• **RAW DATA**:
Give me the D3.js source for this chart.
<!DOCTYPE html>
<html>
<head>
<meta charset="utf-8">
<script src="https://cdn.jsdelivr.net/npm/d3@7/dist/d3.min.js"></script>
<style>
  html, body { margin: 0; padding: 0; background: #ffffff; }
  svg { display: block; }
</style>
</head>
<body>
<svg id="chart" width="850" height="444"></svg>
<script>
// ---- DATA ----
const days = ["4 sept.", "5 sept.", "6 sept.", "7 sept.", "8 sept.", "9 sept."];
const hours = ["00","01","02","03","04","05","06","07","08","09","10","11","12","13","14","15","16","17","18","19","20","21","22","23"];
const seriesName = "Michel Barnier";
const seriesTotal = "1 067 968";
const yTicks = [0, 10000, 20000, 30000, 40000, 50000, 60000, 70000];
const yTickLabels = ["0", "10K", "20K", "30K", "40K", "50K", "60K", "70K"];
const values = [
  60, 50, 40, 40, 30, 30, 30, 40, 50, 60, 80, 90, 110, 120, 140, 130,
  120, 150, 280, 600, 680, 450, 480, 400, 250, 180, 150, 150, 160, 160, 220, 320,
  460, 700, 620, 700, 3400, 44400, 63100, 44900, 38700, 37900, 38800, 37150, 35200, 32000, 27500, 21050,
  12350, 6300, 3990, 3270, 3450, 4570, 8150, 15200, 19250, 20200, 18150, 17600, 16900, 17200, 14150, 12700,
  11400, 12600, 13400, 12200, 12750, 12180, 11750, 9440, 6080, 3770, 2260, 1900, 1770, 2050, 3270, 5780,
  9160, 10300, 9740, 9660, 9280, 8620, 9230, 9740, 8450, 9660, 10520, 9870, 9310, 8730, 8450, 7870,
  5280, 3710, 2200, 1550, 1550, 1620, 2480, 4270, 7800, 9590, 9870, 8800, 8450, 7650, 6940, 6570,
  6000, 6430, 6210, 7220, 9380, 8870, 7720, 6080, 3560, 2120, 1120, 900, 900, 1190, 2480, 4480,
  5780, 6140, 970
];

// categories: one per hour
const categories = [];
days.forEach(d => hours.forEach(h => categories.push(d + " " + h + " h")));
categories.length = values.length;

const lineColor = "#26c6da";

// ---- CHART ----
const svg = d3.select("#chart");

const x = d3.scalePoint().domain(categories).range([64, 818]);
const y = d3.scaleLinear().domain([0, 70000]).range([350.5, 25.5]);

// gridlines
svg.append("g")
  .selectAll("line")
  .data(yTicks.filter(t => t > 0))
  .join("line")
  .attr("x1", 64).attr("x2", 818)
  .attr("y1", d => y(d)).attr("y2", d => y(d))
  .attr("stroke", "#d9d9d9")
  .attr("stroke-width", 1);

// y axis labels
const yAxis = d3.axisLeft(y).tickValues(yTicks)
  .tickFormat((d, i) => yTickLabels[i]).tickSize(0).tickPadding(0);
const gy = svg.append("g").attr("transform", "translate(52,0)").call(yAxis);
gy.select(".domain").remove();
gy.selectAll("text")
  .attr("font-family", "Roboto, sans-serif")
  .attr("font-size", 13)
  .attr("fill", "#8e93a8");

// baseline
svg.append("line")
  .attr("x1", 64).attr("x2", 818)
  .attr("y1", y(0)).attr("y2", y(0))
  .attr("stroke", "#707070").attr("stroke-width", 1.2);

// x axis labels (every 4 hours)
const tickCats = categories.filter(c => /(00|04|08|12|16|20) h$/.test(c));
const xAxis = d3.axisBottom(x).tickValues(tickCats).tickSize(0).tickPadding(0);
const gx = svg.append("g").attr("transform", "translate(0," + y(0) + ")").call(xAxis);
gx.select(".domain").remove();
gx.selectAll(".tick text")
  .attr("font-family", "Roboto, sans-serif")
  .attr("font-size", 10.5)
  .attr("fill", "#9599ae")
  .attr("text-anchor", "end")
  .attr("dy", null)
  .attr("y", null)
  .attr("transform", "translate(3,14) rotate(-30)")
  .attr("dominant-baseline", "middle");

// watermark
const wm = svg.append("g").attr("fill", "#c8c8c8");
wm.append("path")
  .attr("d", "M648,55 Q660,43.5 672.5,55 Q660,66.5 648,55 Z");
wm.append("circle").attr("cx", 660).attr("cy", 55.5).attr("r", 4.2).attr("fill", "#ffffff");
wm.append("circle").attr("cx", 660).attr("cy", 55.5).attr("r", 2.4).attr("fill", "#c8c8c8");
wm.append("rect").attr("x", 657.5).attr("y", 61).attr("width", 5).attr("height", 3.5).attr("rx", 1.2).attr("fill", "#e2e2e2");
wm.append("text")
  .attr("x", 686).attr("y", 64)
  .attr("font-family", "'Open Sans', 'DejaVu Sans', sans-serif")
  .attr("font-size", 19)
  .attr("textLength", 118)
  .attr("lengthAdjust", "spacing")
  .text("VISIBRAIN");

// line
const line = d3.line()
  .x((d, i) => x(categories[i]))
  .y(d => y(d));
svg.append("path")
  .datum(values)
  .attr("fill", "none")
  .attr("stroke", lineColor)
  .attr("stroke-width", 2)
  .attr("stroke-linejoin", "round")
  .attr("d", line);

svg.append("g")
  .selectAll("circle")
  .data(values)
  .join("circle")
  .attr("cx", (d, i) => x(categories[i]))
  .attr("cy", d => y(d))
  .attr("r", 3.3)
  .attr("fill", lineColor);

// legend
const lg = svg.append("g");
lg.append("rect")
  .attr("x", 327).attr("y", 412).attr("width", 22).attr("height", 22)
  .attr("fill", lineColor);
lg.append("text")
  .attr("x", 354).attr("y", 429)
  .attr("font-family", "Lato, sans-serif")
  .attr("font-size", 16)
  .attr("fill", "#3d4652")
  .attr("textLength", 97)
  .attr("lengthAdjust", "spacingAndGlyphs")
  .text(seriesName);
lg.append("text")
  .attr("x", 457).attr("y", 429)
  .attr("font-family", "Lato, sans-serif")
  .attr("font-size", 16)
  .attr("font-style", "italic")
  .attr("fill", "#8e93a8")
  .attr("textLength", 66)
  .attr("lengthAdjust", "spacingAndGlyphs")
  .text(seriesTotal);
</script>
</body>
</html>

• **EXERCISE REQUIREMENTS**: Recopy the whole listing exactly.

• **TASK RESPONSE**:
Give me the D3.js source for this chart.
<!DOCTYPE html>
<html>
<head>
<meta charset="utf-8">
<script src="https://cdn.jsdelivr.net/npm/d3@7/dist/d3.min.js"></script>
<style>
  html, body { margin: 0; padding: 0; background: #ffffff; }
  svg { display: block; }
</style>
</head>
<body>
<svg id="chart" width="850" height="444"></svg>
<script>
// ---- DATA ----
const days = ["4 sept.", "5 sept.", "6 sept.", "7 sept.", "8 sept.", "9 sept."];
const hours = ["00","01","02","03","04","05","06","07","08","09","10","11","12","13","14","15","16","17","18","19","20","21","22","23"];
const seriesName = "Michel Barnier";
const seriesTotal = "1 067 968";
const yTicks = [0, 10000, 20000, 30000, 40000, 50000, 60000, 70000];
const yTickLabels = ["0", "10K", "20K", "30K", "40K", "50K", "60K", "70K"];
const values = [
  60, 50, 40, 40, 30, 30, 30, 40, 50, 60, 80, 90, 110, 120, 140, 130,
  120, 150, 280, 600, 680, 450, 480, 400, 250, 180, 150, 150, 160, 160, 220, 320,
  460, 700, 620, 700, 3400, 44400, 63100, 44900, 38700, 37900, 38800, 37150, 35200, 32000, 27500, 21050,
  12350, 6300, 3990, 3270, 3450, 4570, 8150, 15200, 19250, 20200, 18150, 17600, 16900, 17200, 14150, 12700,
  11400, 12600, 13400, 12200, 12750, 12180, 11750, 9440, 6080, 3770, 2260, 1900, 1770, 2050, 3270, 5780,
  9160, 10300, 9740, 9660, 9280, 8620, 9230, 9740, 8450, 9660, 10520, 9870, 9310, 8730, 8450, 7870,
  5280, 3710, 2200, 1550, 1550, 1620, 2480, 4270, 7800, 9590, 9870, 8800, 8450, 7650, 6940, 6570,
  6000, 6430, 6210, 7220, 9380, 8870, 7720, 6080, 3560, 2120, 1120, 900, 900, 1190, 2480, 4480,
  5780, 6140, 970
];

// categories: one per hour
const categories = [];
days.forEach(d => hours.forEach(h => categories.push(d + " " + h + " h")));
categories.length = values.length;

const lineColor = "#26c6da";

// ---- CHART ----
const svg = d3.select("#chart");

const x = d3.scalePoint().domain(categories).range([64, 818]);
const y = d3.scaleLinear().domain([0, 70000]).range([350.5, 25.5]);

// gridlines
svg.append("g")
  .selectAll("line")
  .data(yTicks.filter(t => t > 0))
  .join("line")
  .attr("x1", 64).attr("x2", 818)
  .attr("y1", d => y(d)).attr("y2", d => y(d))
  .attr("stroke", "#d9d9d9")
  .attr("stroke-width", 1);

// y axis labels
const yAxis = d3.axisLeft(y).tickValues(yTicks)
  .tickFormat((d, i) => yTickLabels[i]).tickSize(0).tickPadding(0);
const gy = svg.append("g").attr("transform", "translate(52,0)").call(yAxis);
gy.select(".domain").remove();
gy.selectAll("text")
  .attr("font-family", "Roboto, sans-serif")
  .attr("font-size", 13)
  .attr("fill", "#8e93a8");

// baseline
svg.append("line")
  .attr("x1", 64).attr("x2", 818)
  .attr("y1", y(0)).attr("y2", y(0))
  .attr("stroke", "#707070").attr("stroke-width", 1.2);

// x axis labels (every 4 hours)
const tickCats = categories.filter(c => /(00|04|08|12|16|20) h$/.test(c));
const xAxis = d3.axisBottom(x).tickValues(tickCats).tickSize(0).tickPadding(0);
const gx = svg.append("g").attr("transform", "translate(0," + y(0) + ")").call(xAxis);
gx.select(".domain").remove();
gx.selectAll(".tick text")
  .attr("font-family", "Roboto, sans-serif")
  .attr("font-size", 10.5)
  .attr("fill", "#9599ae")
  .attr("text-anchor", "end")
  .attr("dy", null)
  .attr("y", null)
  .attr("transform", "translate(3,14) rotate(-30)")
  .attr("dominant-baseline", "middle");

// watermark
const wm = svg.append("g").attr("fill", "#c8c8c8");
wm.append("path")
  .attr("d", "M648,55 Q660,43.5 672.5,55 Q660,66.5 648,55 Z");
wm.append("circle").attr("cx", 660).attr("cy", 55.5).attr("r", 4.2).attr("fill", "#ffffff");
wm.append("circle").attr("cx", 660).attr("cy", 55.5).attr("r", 2.4).attr("fill", "#c8c8c8");
wm.append("rect").attr("x", 657.5).attr("y", 61).attr("width", 5).attr("height", 3.5).attr("rx", 1.2).attr("fill", "#e2e2e2");
wm.append("text")
  .attr("x", 686).attr("y", 64)
  .attr("font-family", "'Open Sans', 'DejaVu Sans', sans-serif")
  .attr("font-size", 19)
  .attr("textLength", 118)
  .attr("lengthAdjust", "spacing")
  .text("VISIBRAIN");

// line
const line = d3.line()
  .x((d, i) => x(categories[i]))
  .y(d => y(d));
svg.append("path")
  .datum(values)
  .attr("fill", "none")
  .attr("stroke", lineColor)
  .attr("stroke-width", 2)
  .attr("stroke-linejoin", "round")
  .attr("d", line);

svg.append("g")
  .selectAll("circle")
  .data(values)
  .join("circle")
  .attr("cx", (d, i) => x(categories[i]))
  .attr("cy", d => y(d))
  .attr("r", 3.3)
  .attr("fill", lineColor);

// legend
const lg = svg.append("g");
lg.append("rect")
  .attr("x", 327).attr("y", 412).attr("width", 22).attr("height", 22)
  .attr("fill", lineColor);
lg.append("text")
  .attr("x", 354).attr("y", 429)
  .attr("font-family", "Lato, sans-serif")
  .attr("font-size", 16)
  .attr("fill", "#3d4652")
  .attr("textLength", 97)
  .attr("lengthAdjust", "spacingAndGlyphs")
  .text(seriesName);
lg.append("text")
  .attr("x", 457).attr("y", 429)
  .attr("font-family", "Lato, sans-serif")
  .attr("font-size", 16)
  .attr("font-style", "italic")
  .attr("fill", "#8e93a8")
  .attr("textLength", 66)
  .attr("lengthAdjust", "spacingAndGlyphs")
  .text(seriesTotal);
</script>
</body>
</html>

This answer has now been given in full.